Smoot legacy continues on Harvard Bridge
Smoot legacy continues on Harvard Bridge
An anonymous donor has given the Charles River Conservancy 2.5 million dollars to install new lighting along the Harvard Bridge, with one condition: that the new lights be installed every 30 Smoots.
According to the Boston Globe, the design for the new lighting “utilizes energy-efficient bulbs on both the roadway and pedestrian path, adding lighting at a lower level to make the bridge both more attractive and safer.”
The request pays tribute to the 1958 prank by the MIT Lambda Chi Alpha (LCA) fraternity. Overnight, a group of LCA members measured and marked the length of the Harvard Bridge using Oliver R. Smoot ’62, then 5 foot 7, as a unit of measurement. They found the bridge to be 364.4 Smoots — plus or minus an ear.

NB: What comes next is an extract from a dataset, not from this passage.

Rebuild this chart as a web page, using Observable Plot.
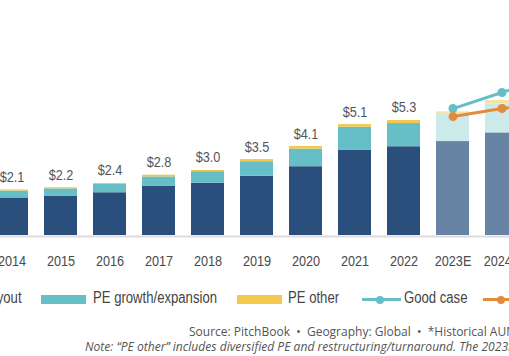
<!DOCTYPE html>
<html>
<head>
<meta charset="utf-8">
<script src="https://cdn.jsdelivr.net/npm/d3@7"></script>
<script src="https://cdn.jsdelivr.net/npm/@observablehq/plot@0.6"></script>
<style>
  html, body { margin: 0; padding: 0; background: #fff; }
  #wrap { position: relative; width: 509px; height: 356px; overflow: hidden; background: #fff;
    font-family: "Liberation Sans", Arial, sans-serif; color: #4a4a4a; }
  #chart { position: absolute; left: -16px; top: 0; width: 594px; }
  #chart svg { max-width: none !important; }
  .lg { position: absolute; }
  .sw { height: 9px; top: 295px; }
  .ln { height: 3px; top: 298px; }
  .dt { width: 8px; height: 8px; border-radius: 50%; top: 295.5px; }
  .tx { top: 288px; font-size: 16px; line-height: 20px; white-space: nowrap; color: #444; transform: scaleX(0.82); transform-origin: 0 50%; }
  .src { position: absolute; white-space: nowrap; font-family: "Open Sans", "Noto Sans", sans-serif; color: #555; line-height: 14px; }
</style>
</head>
<body>
<div id="wrap">
  <div id="chart"></div>
  <div id="legend"></div>
  <div class="src" style="left:189px; top:324.5px; font-size:12px;">Source: PitchBook&nbsp; • &nbsp;Geography: Global&nbsp; • &nbsp;*Historical AUM as of March 31, 2023</div>
  <div class="src" style="left:85px; top:339.5px; font-size:12.1px; font-style:italic;">Note: “PE other” includes diversified PE and restructuring/turnaround. The 2023E–2027E figures are forecasts.</div>
</div>
<script>
const years = ["2014","2015","2016","2017","2018","2019","2020","2021","2022","2023E","2024E","2025E"];
const buyout = [1.73, 1.80, 1.97, 2.26, 2.41, 2.73, 3.17, 3.92, 4.09, 4.33, 4.73];
const growth = [0.32, 0.35, 0.38, 0.44, 0.53, 0.67, 0.81, 1.07, 1.07, 1.26, 1.32];
const other  = [0.05, 0.05, 0.05, 0.08, 0.06, 0.10, 0.12, 0.12, 0.14, 0.11, 0.17];
const totalLabels = ["$2.1","$2.2","$2.4","$2.8","$3.0","$3.5","$4.1","$5.1","$5.3"];
const goodCase = [null,null,null,null,null,null,null,null,null, 5.85, 6.59, 7.30];
const badCase  = [null,null,null,null,null,null,null,null,null, 5.48, 5.85, 6.10];
const seriesNames = ["PE buyout","PE growth/expansion","PE other"];
const lineNames = ["Good case","Bad case"];

const histColors = ["#2b4f7c", "#66bfc6", "#f2c94c"];
const foreColors = ["#6784a4", "#cdeaeb", "#f7e3a0"];
const goodColor = "#66bfc6", badColor = "#e08c3f";

const rows = [];
[buyout, growth, other].forEach((arr, s) => {
  arr.forEach((v, i) => {
    const forecast = years[i].endsWith("E");
    rows.push({year: years[i], series: seriesNames[s], value: v, color: (forecast ? foreColors : histColors)[s], order: s});
  });
});

const labels = totalLabels.map((t, i) => ({year: years[i], text: t, total: buyout[i] + growth[i] + other[i]}));
const good = years.map((y, i) => ({year: y, value: goodCase[i]})).filter(d => d.value != null);
const bad = years.map((y, i) => ({year: y, value: badCase[i]})).filter(d => d.value != null);

const chart = Plot.plot({
  width: 594,
  height: 285,
  marginLeft: 0,
  marginRight: 0,
  marginTop: 18,
  marginBottom: 50,
  style: {fontFamily: '"Liberation Sans", Arial, sans-serif', background: "transparent", overflow: "visible", maxWidth: "none"},
  x: {domain: years, paddingInner: 0.3333, paddingOuter: 0.16667, label: null},
  y: {domain: [0, 10], axis: null},
  marks: [
    Plot.barY(rows, Plot.stackY({x: "year", y: "value", fill: "color", order: null})),
    Plot.ruleY([0], {stroke: "#dcdcdc", strokeWidth: 2, dy: 1}),
    Plot.text(labels, {x: "year", y: "total", text: "text", dy: -13, lineAnchor: "middle", fontSize: 15.5, fill: "#555"}),
    Plot.axisX({tickSize: 0, tickPadding: 19, fontSize: 15.5, fill: "#4a4a4a", label: null}),
    Plot.line(good, {x: "year", y: "value", stroke: goodColor, strokeWidth: 3}),
    Plot.line(bad, {x: "year", y: "value", stroke: badColor, strokeWidth: 3}),
    Plot.dot(good, {x: "year", y: "value", fill: goodColor, r: 4.5}),
    Plot.dot(bad, {x: "year", y: "value", fill: badColor, r: 4.5})
  ]
});
document.getElementById("chart").appendChild(chart);

// narrow the glyphs horizontally (condensed look), keeping each text's anchor point
chart.querySelectorAll("text").forEach(t => {
  const tr = t.getAttribute("transform");
  if (tr) {
    t.setAttribute("transform", tr + " scale(0.82,1)");
  } else {
    const x = +(t.getAttribute("x") || 0), y = +(t.getAttribute("y") || 0);
    t.removeAttribute("x"); t.removeAttribute("y");
    t.setAttribute("transform", `translate(${x},${y}) scale(0.82,1)`);
  }
});

// legend
const legend = document.getElementById("legend");
function add(cls, style, html) {
  const e = document.createElement("div");
  e.className = "lg " + cls;
  e.setAttribute("style", style);
  if (html) e.textContent = html;
  legend.appendChild(e);
}
const swX = [-90, 41, 237];
const txX = [-39, 93, 288];
seriesNames.forEach((n, i) => {
  add("sw", `left:${swX[i]}px;width:45px;background:${histColors[i]}`);
  add("tx", `left:${txX[i]}px`, n);
});
const lnX = [362, 483], lnTx = [404, 526];
[goodColor, badColor].forEach((c, i) => {
  add("ln", `left:${lnX[i]}px;width:39px;background:${c}`);
  add("dt", `left:${lnX[i] + 14}px;background:${c}`);
  add("tx", `left:${lnTx[i]}px`, lineNames[i]);
});
</script>
</body>
</html>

Since then, the markers — repainted regularly by MIT students — have become a well-known landmark.
The Smoot markers were recently repainted by MIT LCA alumni. On Monday, “twelve alums of the Lambda Zeta chapter of Lambda Chi Alpha gathered at the chapter house to launch the Smoot painting task,” according to a LCA press release.
MIT’s LCA chapter was recently suspended by its national organization, closing the building for at least five years. Steven Pettinato ’80, president of the fraternity’s alumni corporation, referred to the markers as “an important tradition that transcends the issues facing the current local chapter.”